I would like to recommend a book titled The Resurrection: Experience Life in the Risen Christ by Fabrice Hadjadj. It was given to me as a gift for Easter. I found it to be surprisingly insightful and unexpectedly joyful! With a great sense of humor, Hadjadj interprets the Gospel passages pertaining to the Resurrection. He brings a fresh perspective as a convert from atheism/nihilism/Buddhism, and a married man with children. This book lifted my mind and my spirit, and made this Easter season most enjoyable for me.

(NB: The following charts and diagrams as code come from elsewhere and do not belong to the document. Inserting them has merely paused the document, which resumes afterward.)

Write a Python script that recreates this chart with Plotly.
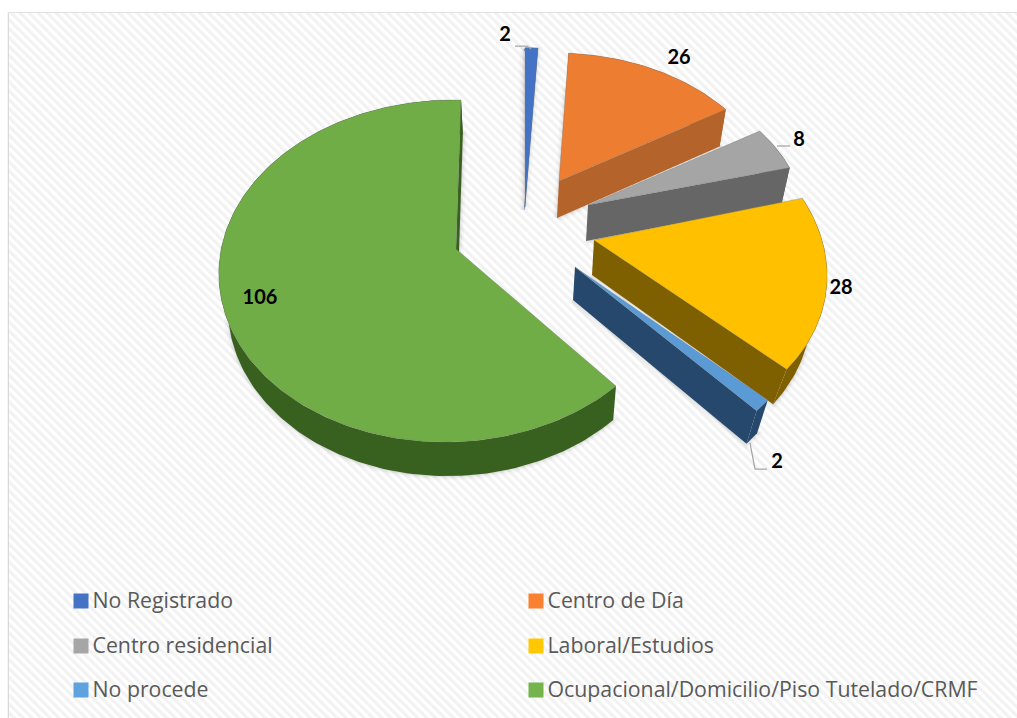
import base64
import math
import plotly.graph_objects as go

# ---- data ----
categories = ["No Registrado", "Centro de Día", "Centro residencial",
              "Laboral/Estudios", "No procede",
              "Ocupacional/Domicilio/Piso Tutelado/CRMF"]
values = [2, 26, 8, 28, 2, 106]

# ---- styles ----
top_colors = ["#4472C4", "#ED7D31", "#A5A5A5", "#FFC000", "#5B9BD5", "#70AD47"]
side_colors = ["#3F69B6", "#B4632A", "#666666", "#7F6000", "#25486C", "#38601F"]
swatch_colors = ["#4472C4", "#F9812F", "#A6A6A6", "#FFC800", "#5FA3DE", "#75B34B"]

RX, RY, PERSP = 228, 171, 0.129
# apex, scale x/y, shear, side-wall thickness, bottom-face shrink and shift, tilt
geometry = [
    dict(ax=525, ay=207, sx=0.9, sy=1.07, shear=0, th=3, bx=1.0, d0=-1, m=0),
    dict(ax=559, ay=181, sx=0.93, sy=0.86, shear=4, th=37, bx=0.975, d0=-2, m=0),
    dict(ax=588, ay=205, sx=0.945, sy=0.89, shear=0, th=36, bx=0.97, d0=-2, m=0),
    dict(ax=594, ay=240, sx=1.0, sy=1.0, shear=20, th=35, bx=0.94, d0=-2, m=0),
    dict(ax=575, ay=267, sx=1.0, sy=1.03, shear=20, th=33, bx=0.955, d0=-2, m=0),
    dict(ax=456, ay=249, sx=1.0, sy=1.0, shear=-5, th=34, bx=0.97, d0=2, m=-0.03),
]

label_xy = [(505, 36), (679, 59), (799, 141), (841, 289), (777, 463), (260, 299)]
legend_xy = [(81, 601), (536, 601), (81, 646), (536, 646), (81, 690), (536, 690)]
legend_text_dx, legend_text_dy = 11.5, 1.5
leaders = [[(515, 46), (527, 46), (531, 49)],
           [(777, 146), (790, 146)],
           [(750, 443), (755, 469), (767, 469)]]


def top_point(deg, g):
    th = math.radians(deg)
    u, v = math.sin(th), -math.cos(th)
    s = 1 + PERSP * v + g["m"] * u
    return (g["ax"] + RX * u * s * g["sx"] + g["shear"] * v,
            g["ay"] + RY * v * s * g["sy"])


def bottom_point(p, g):
    return (g["ax"] + g["d0"] + (p[0] - g["ax"]) * g["bx"], p[1] + g["th"])


def poly(points, color, name, line="rgba(0,0,0,0)", width=0):
    xs = [p[0] for p in points] + [points[0][0]]
    ys = [p[1] for p in points] + [points[0][1]]
    return go.Scatter(x=xs, y=ys, mode="lines", fill="toself", fillcolor=color,
                      line=dict(color=line, width=width), name=name,
                      hoverinfo="name", showlegend=False)


total = sum(values)
spans = []
acc = 0
for val in values:
    spans.append((acc * 360 / total, (acc + val) * 360 / total))
    acc += val

slices = []
for i in range(len(values)):
    a, b = spans[i]
    g = geometry[i]
    n = max(6, int(b - a))
    arc = [top_point(a + (b - a) * j / n, g) for j in range(n + 1)]
    slices.append((arc, (g["ax"], g["ay"]), g))

fig = go.Figure()

# soft shadows first, so that every slice sits on top of them
for i, (arc, apex, g) in enumerate(slices):
    outline = [bottom_point(apex, g)] + [bottom_point(p, g) for p in arc]
    for w, alpha in ((9, 0.025), (5, 0.04), (2, 0.05)):
        fig.add_trace(poly(outline, "rgba(0,0,0,0)", categories[i],
                           f"rgba(0,0,0,{alpha})", w))

for i, (arc, apex, g) in enumerate(slices):
    end_face = [apex, arc[-1], bottom_point(arc[-1], g), bottom_point(apex, g)]
    arc_face = arc + [bottom_point(p, g) for p in reversed(arc)]
    name = f"{categories[i]}: {values[i]}"
    fig.add_trace(poly(end_face, side_colors[i], name))
    fig.add_trace(poly(arc_face, side_colors[i], name))
    fig.add_trace(poly([apex] + arc, top_colors[i], name, "rgba(110,110,110,0.55)", 0.6))

# value labels
fig.add_trace(go.Scatter(
    x=[p[0] for p in label_xy], y=[p[1] for p in label_xy],
    mode="text", text=[str(v) for v in values], textposition="middle center",
    textfont=dict(family="Lato", size=20, color="#000000", weight="bold"),
    hoverinfo="skip", showlegend=False))

# legend swatches and names
fig.add_trace(go.Scatter(
    x=[p[0] for p in legend_xy], y=[p[1] for p in legend_xy],
    mode="markers",
    marker=dict(symbol="square", size=15, color=swatch_colors, line=dict(width=0)),
    hoverinfo="skip", showlegend=False))
fig.add_trace(go.Scatter(
    x=[p[0] + legend_text_dx for p in legend_xy], y=[p[1] + legend_text_dy for p in legend_xy],
    mode="text", text=categories, textposition="middle right",
    textfont=dict(family="Open Sans", size=21.3, color="#595959"),
    hoverinfo="skip", showlegend=False))

hatch = ('<svg xmlns="http://www.w3.org/2000/svg" width="1017" height="718">'
         '<defs><pattern id="h" width="6.4" height="6.4" patternUnits="userSpaceOnUse" '
         'patternTransform="rotate(-45)"><rect width="6.4" height="6.4" fill="#FFFFFF"/>'
         '<rect width="3.2" height="6.4" fill="#F2F2F2"/></pattern></defs>'
         '<rect width="1017" height="718" fill="url(#h)"/></svg>')
hatch_uri = "data:image/svg+xml;base64," + base64.b64encode(hatch.encode()).decode()

shapes = [
    dict(type="rect", x0=63, x1=976, y0=577, y1=710, layer="below",
         fillcolor="rgba(255,255,255,0.78)", line=dict(width=0)),
    dict(type="path", path="M 9,718 L 9,13.5 L 1017,13.5", layer="below",
         line=dict(color="#D9D9D9", width=2.5)),
]
for pts in leaders:
    path = "M " + " L ".join(f"{x},{y}" for x, y in pts)
    shapes.append(dict(type="path", path=path, layer="above",
                       line=dict(color="#A6A6A6", width=1.25)))

fig.update_layout(
    width=1017, height=718, margin=dict(l=0, r=0, t=0, b=0),
    paper_bgcolor="#FFFFFF", plot_bgcolor="rgba(0,0,0,0)", showlegend=False,
    xaxis=dict(range=[0, 1017], visible=False, fixedrange=True),
    yaxis=dict(range=[718, 0], visible=False, fixedrange=True),
    shapes=shapes,
    images=[dict(source=hatch_uri, xref="x", yref="y", x=9, y=13, sizex=1008, sizey=705,
                 xanchor="left", yanchor="top", sizing="stretch", layer="below")],
)

fig.write_html("out.html", config={"displayModeBar": False},
               post_script="document.body.style.margin='0';document.body.style.overflow='hidden';")
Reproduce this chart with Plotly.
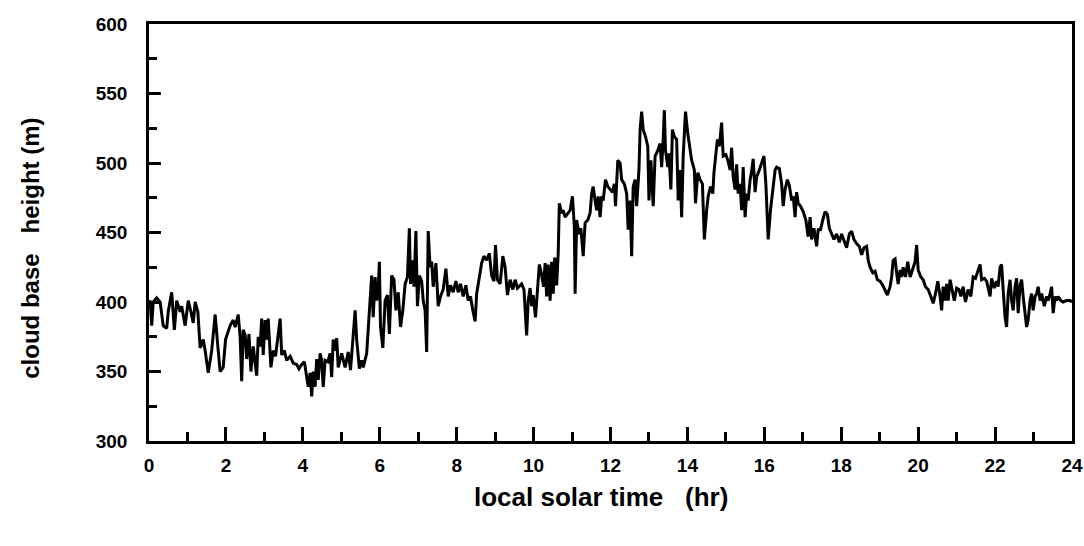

In the first chapter of the book Hadjadj comments on Matthew 28:11-15. This is the Gospel passage in which the guards of Jesus’ tomb are bribed by the chief priests not to tell anyone what really happened on Easter morning. Hadjadj makes the astute observation that, “…the acceptance of the sum of money [in this passage] corresponds quite precisely to the rejection of the Resurrection.” Hadjadj then goes on to develop a thesis that money is a convenient replacement for true religion. He claims that we are tempted to measure everything according to its monetary value, and therefore everything can be reduced to a manmade system of worth. If the infinite value of the Resurrection of Jesus from the dead can be replaced by a sum of money, then we should consider what parts of our spiritual life are being replaced by the free market. With brilliant clarity Hadjadj deftly points out that the man of money is, “…deprived of springtime, of the dawn, of this flower at the edge of the road, of this face at his side, and especially of his empty hands that could offer themselves, or finally the joy of having few possessions, which brings out the resource of being and receiving that which is priceless?” How much have we let money steal these simple and beautiful realities from us as sons, brothers, and fathers? Ultimately, Hadjadj is encouraging us to consider that love for money may actually be a stumbling block to belief in the Resurrection of Jesus.

Then Hadjadj makes a logical conclusion based on his first reflections on money. He continues his train of thought and concludes that money is based on a manmade system of value and worth. Therefore, if money is the foundation of a manmade world, then what’s to stop us from building castles in the clouds? Hadjadj explains, “Basically, money and the resurrection are as two systems of possibility: the system of the virtual and the system of the living. . . What I am calling ‘virtual’ here refers instead to ‘virtual reality’, in other words, to the opposite of myth, poetry, and novels: virtuality that tends to substitute itself for reality and to exert its influence over it. Digital technology is in fact the ultimate stage of cash. The digitalization of the world through the internet is the final step in the monetization of the world through money.” Hadjadj is proposing that money is the foundation of a system that acts as a substitute for the reality given to us and created by God, of which the Resurrection of Jesus is the seal of guarantee. Then he concludes that the internet, video games, Facebook, Twitter, YouTube, are the ultimate level of false reality based on the manmade not the God-made foundations of money.

I reflected on this point and I can see this pattern developing in my own family, that my parents focused on making more money than their parents (step 1) in order to provide a better life for their children, and then looking at me and my brother’s generation, we became consumed with video games and internet distractions (step 2). First, the focus and emphasis on finances, and second, the digital hijacking of reality. Of course, technology in itself is neutral, and can be used for good ends. However, Hadjadj is not critiquing technology in itself, he is critiquing us men who tend to worship money and the latest technology as our little idols.

Let’s take St. Paul’s advice to the Colossians and, “Mind the things that are above, not the things that are upon the earth” (3:2). Hopefully Hadjadj’s commentary on this Gospel passage can teach us how to put the Resurrection at the center of our lives in order to receive and engage reality as God created it to be.

  • Phil Alcoceli

    Excellent article, Father O’Neill! Either we are centered on the Resurrection or we are not Christians at all. The forces of evil are involved in a GIANT GASLIGHTING WAR to convince us that we are crazy and wicked for following and obeying Jesus. It’s about the divinization of Satan and all evil and the demonization of Jesus and all that is good. The Resurrection is the all powerful weapon to destroy this hideous, destructive process against REALITY, and destroy it we must as “Jesus came to destroy the works of the Devil” (1 John 3: 8) THAT WE MAY TRULY LIVE!! (John 15: 11).

  • Jonathan Conrad

    My brother and I had a similar experience in our parents’ noble pursuit of a “better” life for us in some ways lead to an obsession with technology and “stuff”.